Comb through the entries for "this" and pull out each line that holds it.

** BEGIN **

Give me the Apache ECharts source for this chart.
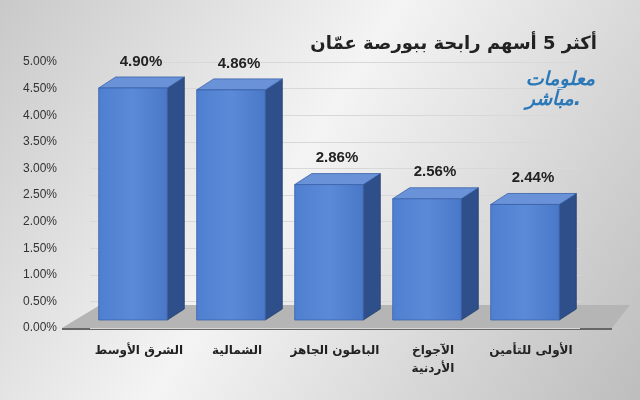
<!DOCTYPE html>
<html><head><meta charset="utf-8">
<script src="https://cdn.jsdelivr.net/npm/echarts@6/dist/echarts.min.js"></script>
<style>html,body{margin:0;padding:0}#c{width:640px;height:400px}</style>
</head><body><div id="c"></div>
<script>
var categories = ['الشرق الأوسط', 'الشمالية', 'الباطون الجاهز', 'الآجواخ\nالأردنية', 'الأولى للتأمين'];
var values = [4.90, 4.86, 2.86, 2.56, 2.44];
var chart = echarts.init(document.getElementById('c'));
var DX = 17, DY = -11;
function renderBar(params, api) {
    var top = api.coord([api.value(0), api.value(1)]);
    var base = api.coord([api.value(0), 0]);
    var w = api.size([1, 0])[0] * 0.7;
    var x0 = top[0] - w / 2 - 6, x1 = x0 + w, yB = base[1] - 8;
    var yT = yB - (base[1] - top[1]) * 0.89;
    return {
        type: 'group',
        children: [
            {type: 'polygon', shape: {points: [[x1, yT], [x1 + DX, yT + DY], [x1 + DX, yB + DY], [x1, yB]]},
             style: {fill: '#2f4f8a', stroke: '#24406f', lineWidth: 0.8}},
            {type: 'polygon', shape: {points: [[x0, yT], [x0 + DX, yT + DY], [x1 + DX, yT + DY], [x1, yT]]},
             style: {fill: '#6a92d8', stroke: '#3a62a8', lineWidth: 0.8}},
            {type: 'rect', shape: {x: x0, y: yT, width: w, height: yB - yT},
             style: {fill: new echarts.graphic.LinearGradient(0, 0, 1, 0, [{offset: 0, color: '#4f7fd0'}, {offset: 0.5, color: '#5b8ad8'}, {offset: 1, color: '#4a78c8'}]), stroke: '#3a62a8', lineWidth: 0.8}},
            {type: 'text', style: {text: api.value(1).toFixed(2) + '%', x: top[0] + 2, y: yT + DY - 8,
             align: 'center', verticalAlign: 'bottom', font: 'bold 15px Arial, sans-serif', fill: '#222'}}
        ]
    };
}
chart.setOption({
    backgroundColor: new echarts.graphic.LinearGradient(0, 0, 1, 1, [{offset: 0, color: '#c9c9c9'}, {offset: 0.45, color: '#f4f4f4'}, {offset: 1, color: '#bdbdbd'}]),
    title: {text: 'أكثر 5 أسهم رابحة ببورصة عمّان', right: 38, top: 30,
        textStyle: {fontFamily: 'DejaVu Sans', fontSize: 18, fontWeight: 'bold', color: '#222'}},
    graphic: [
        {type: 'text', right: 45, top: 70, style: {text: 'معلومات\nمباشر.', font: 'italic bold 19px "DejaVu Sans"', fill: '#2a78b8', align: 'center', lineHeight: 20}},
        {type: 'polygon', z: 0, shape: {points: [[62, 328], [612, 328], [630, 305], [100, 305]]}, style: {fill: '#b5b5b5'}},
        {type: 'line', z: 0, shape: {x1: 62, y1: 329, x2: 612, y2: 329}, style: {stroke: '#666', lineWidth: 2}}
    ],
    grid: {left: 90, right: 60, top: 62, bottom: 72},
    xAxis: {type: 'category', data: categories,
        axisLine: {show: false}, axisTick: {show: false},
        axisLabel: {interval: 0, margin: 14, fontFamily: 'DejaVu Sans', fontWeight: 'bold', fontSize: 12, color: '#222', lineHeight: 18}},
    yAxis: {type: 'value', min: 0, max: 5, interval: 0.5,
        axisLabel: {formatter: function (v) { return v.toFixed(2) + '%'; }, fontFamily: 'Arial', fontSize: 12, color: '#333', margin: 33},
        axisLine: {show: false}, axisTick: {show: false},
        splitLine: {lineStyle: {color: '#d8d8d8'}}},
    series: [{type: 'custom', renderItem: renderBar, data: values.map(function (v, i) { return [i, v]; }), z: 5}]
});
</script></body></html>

** END **
** BEGIN **

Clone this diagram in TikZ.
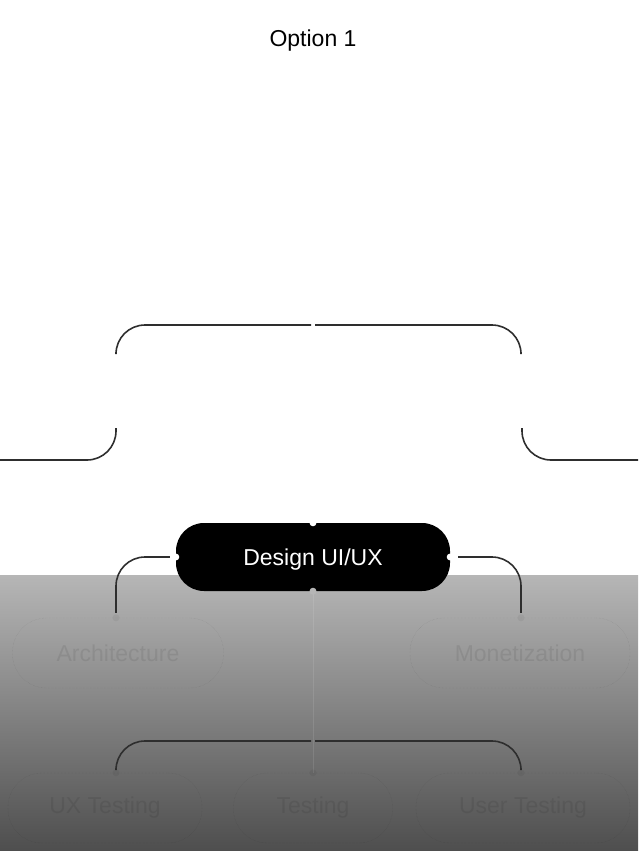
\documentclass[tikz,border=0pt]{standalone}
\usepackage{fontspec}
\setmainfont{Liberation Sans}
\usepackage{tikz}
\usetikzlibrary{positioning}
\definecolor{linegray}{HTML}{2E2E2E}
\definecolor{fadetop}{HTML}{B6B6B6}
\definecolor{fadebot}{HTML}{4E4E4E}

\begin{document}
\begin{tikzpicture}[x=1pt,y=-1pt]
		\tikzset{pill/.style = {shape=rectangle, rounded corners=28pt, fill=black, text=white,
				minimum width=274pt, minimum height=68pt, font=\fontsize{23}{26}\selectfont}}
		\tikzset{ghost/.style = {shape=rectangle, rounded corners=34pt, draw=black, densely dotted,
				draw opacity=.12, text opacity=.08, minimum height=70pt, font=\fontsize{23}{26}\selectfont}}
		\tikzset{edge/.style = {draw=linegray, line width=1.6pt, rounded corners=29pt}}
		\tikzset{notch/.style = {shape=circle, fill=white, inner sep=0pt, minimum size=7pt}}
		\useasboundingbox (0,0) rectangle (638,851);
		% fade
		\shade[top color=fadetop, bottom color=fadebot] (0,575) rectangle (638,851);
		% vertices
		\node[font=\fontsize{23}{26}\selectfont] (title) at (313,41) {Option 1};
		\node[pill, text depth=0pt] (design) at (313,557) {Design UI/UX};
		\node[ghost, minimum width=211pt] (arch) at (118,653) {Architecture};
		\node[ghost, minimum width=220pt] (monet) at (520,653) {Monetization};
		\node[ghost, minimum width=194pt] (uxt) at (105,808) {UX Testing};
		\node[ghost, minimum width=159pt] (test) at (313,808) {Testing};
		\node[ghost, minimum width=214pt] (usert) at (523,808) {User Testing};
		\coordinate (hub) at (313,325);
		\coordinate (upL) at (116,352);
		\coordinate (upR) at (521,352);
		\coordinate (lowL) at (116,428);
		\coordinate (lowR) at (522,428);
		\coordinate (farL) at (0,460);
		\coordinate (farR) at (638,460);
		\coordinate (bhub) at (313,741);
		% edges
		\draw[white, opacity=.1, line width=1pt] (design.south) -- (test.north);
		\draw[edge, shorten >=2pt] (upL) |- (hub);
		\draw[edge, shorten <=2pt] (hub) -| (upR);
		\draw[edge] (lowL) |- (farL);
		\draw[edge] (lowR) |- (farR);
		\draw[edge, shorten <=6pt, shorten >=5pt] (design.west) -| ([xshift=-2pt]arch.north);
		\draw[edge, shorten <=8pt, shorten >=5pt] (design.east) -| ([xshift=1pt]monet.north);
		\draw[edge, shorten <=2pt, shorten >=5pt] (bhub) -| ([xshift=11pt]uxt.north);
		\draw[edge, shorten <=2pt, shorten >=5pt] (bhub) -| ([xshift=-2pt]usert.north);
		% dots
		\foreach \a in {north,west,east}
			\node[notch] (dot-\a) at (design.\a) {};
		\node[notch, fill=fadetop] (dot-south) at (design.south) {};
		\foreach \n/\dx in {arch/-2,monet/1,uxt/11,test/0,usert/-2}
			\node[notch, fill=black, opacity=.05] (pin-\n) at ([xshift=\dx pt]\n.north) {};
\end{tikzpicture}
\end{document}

** END **

TASK SOLUTION –
Give me the Apache ECharts source for this chart.
Clone this diagram in TikZ.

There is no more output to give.